The idea that Putin wants to resurrect the old Russian empire, I see nothing to support it. He did not want to go to war, tried to uphold the Minsk agreements for 8 years, but was pushed into the war by the US. The shelling of Donetsk and Lugansk increased radically in the weeks before the war started. If he did nothing, Ukrainian army would take Donbass back with a huge bloodbath, Ukraine will enter NATO, and the nukes will be pointing to Moscow from a very short distance.

“…Putin once saying how the collapse of Soviet Union was the biggest geopolitical catastrophe of the 20th century, and maybe he believes it. But “catastrophe” he’s referring to is not the loss of the USSR as a socialist state, but the loss of land — it is about losing the “historic Russia” he keeps talking about now.” And why not to think that his words were about death - death of despair - of an immense multitude of people? In years 93-95 there were about 2 millions excessive deaths in former SU (compare with about 1.2 millions of victims of Stalin’s terror in 37-38).

“…Their point will be to give a feeling of unity and pride to the impoverished Russian people, who have to live in this Ruskiy mir…It is already happening.” Is it? After 3 years of war, there is no trace of impoverishment in Russia. The trains stopped to go by schedule in Germany, not there. “Feeling of unity and pride” are for the fat cats on the top, but for normal people, and there are many of them, the feelings are much more complicated. And they include the utter dislike of the fat cats.

“…now it’s exactly this part of the population — the screwed-over, poor, and bitter Russian people — that is being engaged and weaponized by Putin’s propaganda, whipped into a patriotic frenzy to support a war that’s presented to them as confrontation of Holy Russia and the Satanic West.” I believe the majority rather sees it as a war of Independence from the US with zero “religious” overtones.
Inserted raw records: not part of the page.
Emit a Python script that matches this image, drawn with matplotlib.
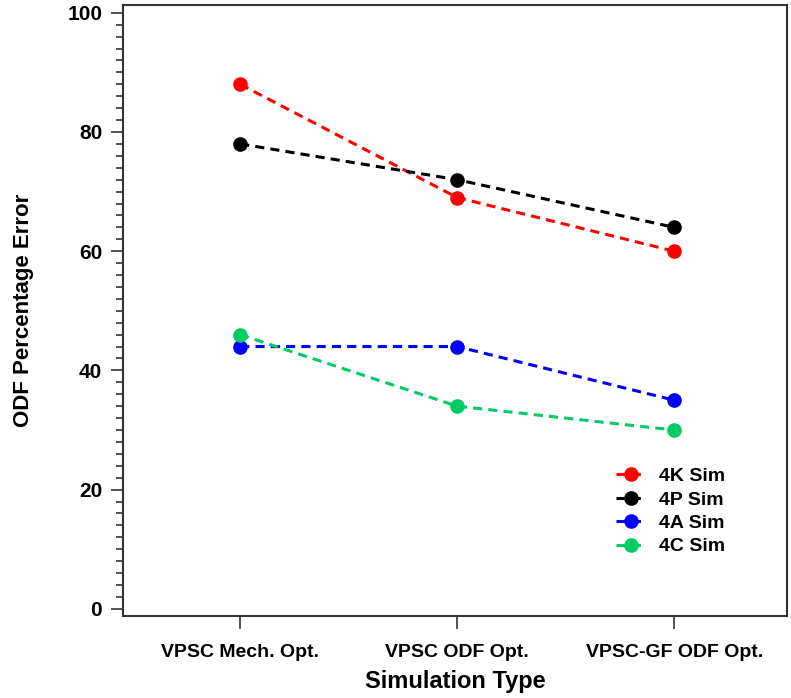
import numpy as np
import matplotlib
matplotlib.use("Agg")
import matplotlib.pyplot as plt
from matplotlib.ticker import MultipleLocator

plt.rcParams["font.family"] = ["Liberation Sans", "DejaVu Sans"]
plt.rcParams["font.weight"] = "bold"

categories = ["VPSC Mech. Opt.", "VPSC ODF Opt.", "VPSC-GF ODF Opt."]
sim_4k = [88, 69, 60]
sim_4p = [78, 72, 64]
sim_4a = [44, 44, 35]
sim_4c = [46, 34, 30]

series = [
    ("4K Sim", sim_4k, "#ff0000"),
    ("4P Sim", sim_4p, "#000000"),
    ("4A Sim", sim_4a, "#0000ff"),
    ("4C Sim", sim_4c, "#00cc66"),
]

fig = plt.figure(figsize=(7.91, 6.98), dpi=100)
ax = fig.add_axes([0.1555, 0.1175, 0.8395, 0.8753])

x = np.arange(len(categories))
for name, vals, col in series:
    ax.plot(x, vals, color=col, ls=(0, (3, 2)), lw=2.2, marker="o",
            markersize=9.5, label=name)

ax.set_xlim(-0.54, 2.52)
ax.set_ylim(-1.2, 101.3)
ax.set_xticks(x)
ax.set_xticklabels(categories, fontsize=14, fontweight="bold")
ax.yaxis.set_major_locator(MultipleLocator(20))
ax.yaxis.set_minor_locator(MultipleLocator(2))
ax.tick_params(axis="y", which="major", direction="out", length=9, width=1.2,
               pad=6, labelsize=15, colors="#333333", labelcolor="black")
ax.tick_params(axis="y", which="minor", direction="out", length=5, width=1.2,
               colors="#333333")
ax.tick_params(axis="x", which="major", direction="out", length=9, width=1.2,
               pad=11, colors="#333333", labelcolor="black")
for lab in ax.get_yticklabels():
    lab.set_fontweight("bold")

for sp in ax.spines.values():
    sp.set_color("#333333")
    sp.set_linewidth(1.5)

ax.set_xlabel("Simulation Type", fontsize=17, fontweight="bold", labelpad=7)
ax.set_ylabel("ODF Percentage Error", fontsize=16, fontweight="bold", labelpad=24)

leg = ax.legend(loc="upper left", bbox_to_anchor=(0.7425, 0.243), frameon=False,
                fontsize=14, handlelength=1.5, labelspacing=0.3,
                handletextpad=0.7, borderpad=0, borderaxespad=0)
for t in leg.get_texts():
    t.set_fontweight("bold")

fig.savefig("out.png", dpi=100)
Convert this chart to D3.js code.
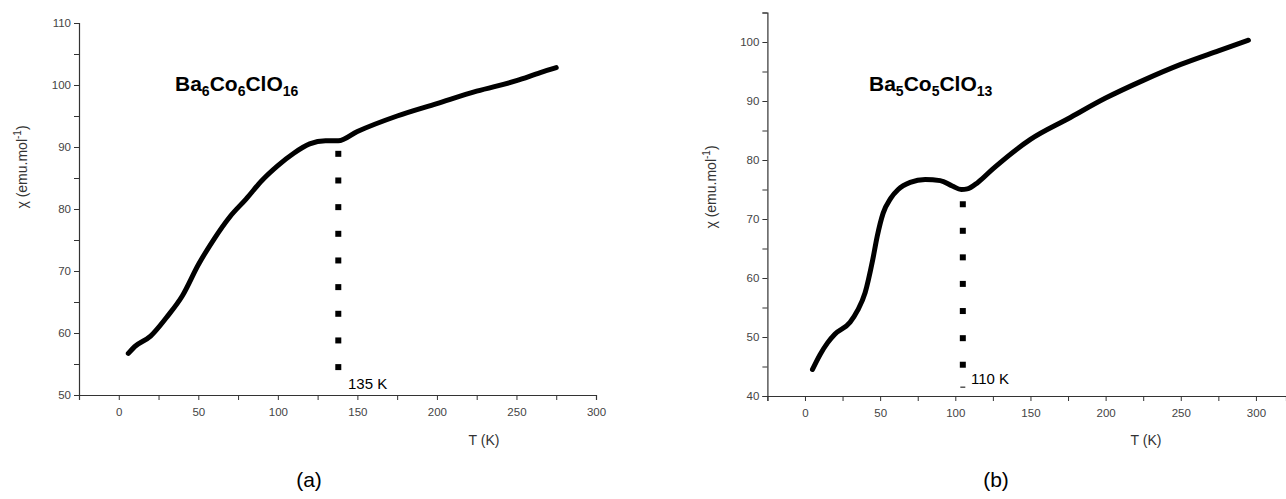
<!DOCTYPE html>
<html><head><meta charset="utf-8">
<script src="https://cdn.jsdelivr.net/npm/d3@7"></script>
<style>body{margin:0;background:#fff}text{font-family:Arial,"Liberation Sans",sans-serif}</style>
</head><body><svg id="c" width="1286" height="499"></svg>
<script>
// panel (a) Ba6Co6ClO16
const tA = [6,10,20,30,40,50,60,70,80,90,100,110,120,130,138,150,175,200,225,250,265,275];
const chiA = [56.7,57.8,59.5,62.5,66,71,75.2,78.8,81.6,84.6,87,89,90.5,91,91,92.5,95,97,99,100.7,102,102.8];
const dotsA = [54.5,58.8,63.1,67.4,71.7,76,80.3,84.6,88.9];
// panel (b) Ba5Co5ClO13
const tB = [5,10,15,20,30,35,40,45,48,52,57,62,70,80,90,98,104,108,115,125,150,175,200,225,250,275,295];
const chiB = [44.5,47,49,50.5,52.5,54.5,57.5,63,67,71,73.5,75,76.2,76.7,76.5,75.6,75,75.1,76.2,78.5,83.5,87,90.5,93.5,96.2,98.5,100.3];
const dotsB = [45.3,49.8,54.4,59,63.5,68,72.5];
const xTicks = [0,50,100,150,200,250,300];

const svg = d3.select("#c");

function panel(o){
  const x = d3.scaleLinear().domain(o.xd).range(o.xr);
  const y = d3.scaleLinear().domain(o.yd).range(o.yr);
  const g = svg.append("g");
  const xa = g.append("g").attr("transform",`translate(0,${o.yr[0]})`)
    .call(d3.axisBottom(x).tickValues(d3.range(-25,o.xd[1]+1,25)).tickSize(5).tickPadding(8).tickFormat(d=>xTicks.includes(d)?d:""));
  const ya = g.append("g").attr("transform",`translate(${o.xr[0]},0)`)
    .call(d3.axisLeft(y).tickValues(d3.range(o.yd[0],o.yd[1]+0.1,5)).tickSize(5).tickFormat(d=>d%10===0 && d<=o.ymaxLab?d:""));
  [xa,ya].forEach(a=>{
    a.selectAll("path,line").attr("stroke","#333").attr("stroke-width",1.2);
    a.selectAll("text").attr("fill","#444").attr("font-size",11.5);
    a.selectAll(".tick line").attr("stroke-width",1);
  });
  g.append("path").datum(o.t.map((t,i)=>[t,o.chi[i]]))
    .attr("d",d3.line().x(d=>x(d[0])).y(d=>y(d[1])).curve(d3.curveMonotoneX))
    .attr("fill","none").attr("stroke","#000").attr("stroke-width",5).attr("stroke-linecap","round");
  g.selectAll(".dot").data(o.dots).join("rect")
    .attr("x",x(o.tc)-3).attr("y",d=>y(d)-3).attr("width",6).attr("height",6).attr("fill","#000");
  if(o.dash) g.append("line").attr("x1",x(o.tc)-2.5).attr("x2",x(o.tc)+2.5).attr("y1",y(o.dash)).attr("y2",y(o.dash)).attr("stroke","#000");
  g.append("text").attr("x",o.tcX).attr("y",o.tcY).attr("font-size",15).text(o.tcLab);
  const ti = g.append("text").attr("x",o.titleX).attr("y",o.titleY).attr("font-weight","bold");
  let prevSub = false;
  o.title.forEach(([s,sub])=>{
    ti.append("tspan").attr("font-size",sub?14:21).attr("dy",sub?5:(prevSub?-5:0)).text(s);
    prevSub = sub;
  });
  g.append("text").attr("x",o.tkX).attr("y",445).attr("font-size",14).attr("fill","#333").attr("text-anchor","middle").text("T (K)");
  const yl = g.append("text").attr("transform",`translate(${o.ylX},${o.ylY}) rotate(-90)`).attr("font-size",14).attr("fill","#333").attr("text-anchor","middle");
  yl.append("tspan").text("χ (emu.mol");
  yl.append("tspan").attr("dy",-6).attr("font-size",10).text("-1");
  yl.append("tspan").attr("dy",6).text(")");
  g.append("text").attr("x",o.labX).attr("y",487).attr("font-size",21).attr("text-anchor","middle").text(o.lab);
}

panel({xd:[-25,300],xr:[79,596],yd:[50,110],yr:[395,23],ymaxLab:110,t:tA,chi:chiA,dots:dotsA,tc:138,tcX:348,tcY:389,tcLab:"135 K",
  title:[["Ba",0],["6",1],["Co",0],["6",1],["ClO",0],["16",1]],titleX:175,titleY:91,tkX:484,ylX:27,ylY:167,labX:309,lab:"(a)"});
panel({xd:[-25,320],xr:[767.4,1286],yd:[40,105],yr:[396,12.5],ymaxLab:100,t:tB,chi:chiB,dots:dotsB,tc:105,dash:41.5,tcX:971,tcY:384,tcLab:"110 K",
  title:[["Ba",0],["5",1],["Co",0],["5",1],["ClO",0],["13",1]],titleX:869,titleY:91,tkX:1146,ylX:716,ylY:187,labX:996,lab:"(b)"});
</script></body></html>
Also there are quite a few people, who do not belong to either of the two sides you mentioned - the screwed-over masses that are for the war, and fat “liberals” who are against it. For example, a friend of mine, a young lady that teaches philosophy at a Moscow University, was one of the well-to-do liberals you’ve described, in summer of 2014 decided not to believe what she was told by the public around, but drove to Donbass to see what happens there by her own eyes (no “true liberal” did this). She was shocked, and since then she was collecting help with her friends, driving supplies there in a van, bringing it to the poorest people most affected by the war. A couple of years before the war started she told me that she does not see any way to stop the continuous shelling (about 14 thousands people died there before the war started) but bringing the Russian troops.